[Begin]

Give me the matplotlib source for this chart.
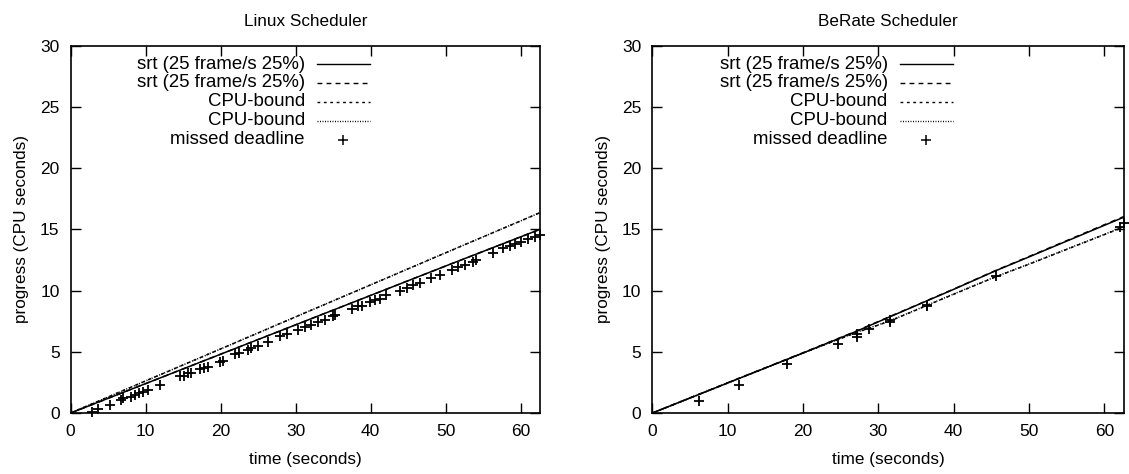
import numpy as np
import matplotlib.pyplot as plt

plt.rcParams['font.family'] = ['Liberation Sans', 'DejaVu Sans']
plt.rcParams['font.size'] = 12.5

# progress curves (time in seconds, progress in CPU seconds)
linux_t = [0, 10, 20, 30, 40, 50, 62.6]
linux_srt1 = [0, 2.4, 4.8, 7.2, 9.6, 12.0, 15.0]
linux_srt2 = [0, 2.4, 4.8, 7.2, 9.6, 12.0, 15.0]
linux_cpu1 = [0, 2.62, 5.23, 7.85, 10.46, 13.08, 16.36]
linux_cpu2 = [0, 2.62, 5.23, 7.85, 10.46, 13.08, 16.36]

linux_miss_t = [2.8, 3.7, 5.3, 6.7, 7.0, 8.0, 8.6, 9.1, 9.7, 10.3, 11.9,
                14.6, 15.1, 15.7, 16.1, 17.2, 17.8, 18.3, 19.9, 20.3, 21.9,
                22.4, 23.7, 24.1, 25.0, 26.3, 27.9, 28.8, 30.3, 31.2, 32.1,
                33.0, 33.9, 35.0, 35.2, 37.5, 38.3, 38.8, 39.9, 40.6, 41.2,
                42.1, 43.9, 44.8, 45.7, 46.6, 48.1, 49.2, 50.8, 51.7, 52.6,
                53.7, 54.1, 56.3, 57.7, 58.6, 59.2, 60.1, 61.0, 61.9, 62.6]
linux_miss_p = [0.1, 0.3, 0.65, 1.05, 1.2, 1.3, 1.45, 1.6, 1.75, 1.9, 2.3,
                3.0, 3.05, 3.25, 3.3, 3.6, 3.7, 3.75, 4.2, 4.27, 4.8,
                4.9, 5.15, 5.3, 5.5, 5.8, 6.3, 6.45, 6.8, 7.0, 7.2,
                7.4, 7.6, 7.9, 8.0, 8.5, 8.7, 8.75, 9.1, 9.25, 9.35,
                9.6, 10.0, 10.2, 10.45, 10.6, 11.0, 11.27, 11.68, 11.95, 12.1,
                12.36, 12.5, 13.05, 13.45, 13.65, 13.8, 14.0, 14.2, 14.35, 14.5]

berate_t = [0, 10, 20, 27, 31.5, 40, 45.5, 50, 62.6]
berate_srt1 = [0, 2.45, 4.9, 6.65, 7.85, 10.1, 11.6, 12.75, 16.0]
berate_srt2 = [0, 2.47, 4.92, 6.67, 7.87, 10.12, 11.62, 12.78, 16.05]
berate_cpu1 = [0, 2.45, 4.9, 6.55, 7.5, 9.7, 11.1, 12.15, 15.2]
berate_cpu2 = [0, 2.45, 4.9, 6.57, 7.52, 9.72, 11.12, 12.17, 15.22]

berate_miss_t = [6.2, 11.5, 17.9, 24.6, 27.1, 27.1, 28.8, 31.5, 31.5,
                 36.4, 36.5, 45.6, 62.0, 62.6]
berate_miss_p = [0.98, 2.29, 3.97, 5.64, 6.43, 6.24, 6.86, 7.6, 7.4,
                 8.8, 8.7, 11.19, 15.2, 15.5]

labels = ['srt (25 frame/s 25%)', 'srt (25 frame/s 25%)',
          'CPU-bound', 'CPU-bound', 'missed deadline']

styles = [dict(ls='-'),
          dict(ls=(0, (3.5, 3))),
          dict(ls=(0, (2, 2.6))),
          dict(ls=(0, (0.7, 1.1)))]


def draw(ax, t, series, miss_t, miss_p, title):
    for s, st in zip(series, styles):
        ax.plot(t, s, color='black', lw=1.1, **st)
    ax.plot(miss_t, miss_p, ls='none', marker='+', color='black',
            ms=7.5, mew=1.3, clip_on=False)
    # key, gnuplot style: text right-aligned, sample on the right
    rows = [0.950, 0.899, 0.847, 0.795, 0.744]
    for i, (lab, y) in enumerate(zip(labels, rows)):
        ax.text(0.499, y, lab, transform=ax.transAxes, ha='right',
                va='center', fontsize=13.4)
        if i < 4:
            ax.plot([0.524, 0.638], [y, y], transform=ax.transAxes,
                    color='black', lw=1.0, **styles[i])
        else:
            ax.plot([0.581], [y], transform=ax.transAxes, ls='none',
                    marker='+', color='black', ms=7.5, mew=1.1)
    ax.set_xlim(0, 62.6)
    ax.set_ylim(0, 30)
    ax.set_xticks([0, 10, 20, 30, 40, 50, 60])
    ax.set_yticks([0, 5, 10, 15, 20, 25, 30])
    ax.tick_params(direction='in', length=7, width=1.0, top=True,
                   right=True, pad=8)
    for sp in ax.spines.values():
        sp.set_linewidth(1.2)
    ax.set_title(title, pad=14, fontsize=12.3)
    ax.set_xlabel('time (seconds)', labelpad=9, fontsize=12.3)
    ax.set_ylabel('progress (CPU seconds)', labelpad=8, fontsize=12.3)


fig = plt.figure(figsize=(11.29, 4.74), dpi=100)
ax1 = fig.add_axes([0.0626, 0.1287, 0.4157, 0.775])
ax2 = fig.add_axes([0.5778, 0.1287, 0.4178, 0.775])

draw(ax1, linux_t, [linux_srt1, linux_srt2, linux_cpu1, linux_cpu2],
     linux_miss_t, linux_miss_p, 'Linux Scheduler')
draw(ax2, berate_t, [berate_srt1, berate_srt2, berate_cpu1, berate_cpu2],
     berate_miss_t, berate_miss_p, 'BeRate Scheduler')

fig.savefig('out.png', dpi=100)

[End]

- [WORK REQUIRED]:
Quote, exactly and only, the lines from the first line of the data above through the line containing "plt.rcParams['font.size'] = 12.5". The pictures do not belong in it.

- [EXERCISE RESULT]:
Give me the matplotlib source for this chart.
import numpy as np
import matplotlib.pyplot as plt

plt.rcParams['font.family'] = ['Liberation Sans', 'DejaVu Sans']
plt.rcParams['font.size'] = 12.5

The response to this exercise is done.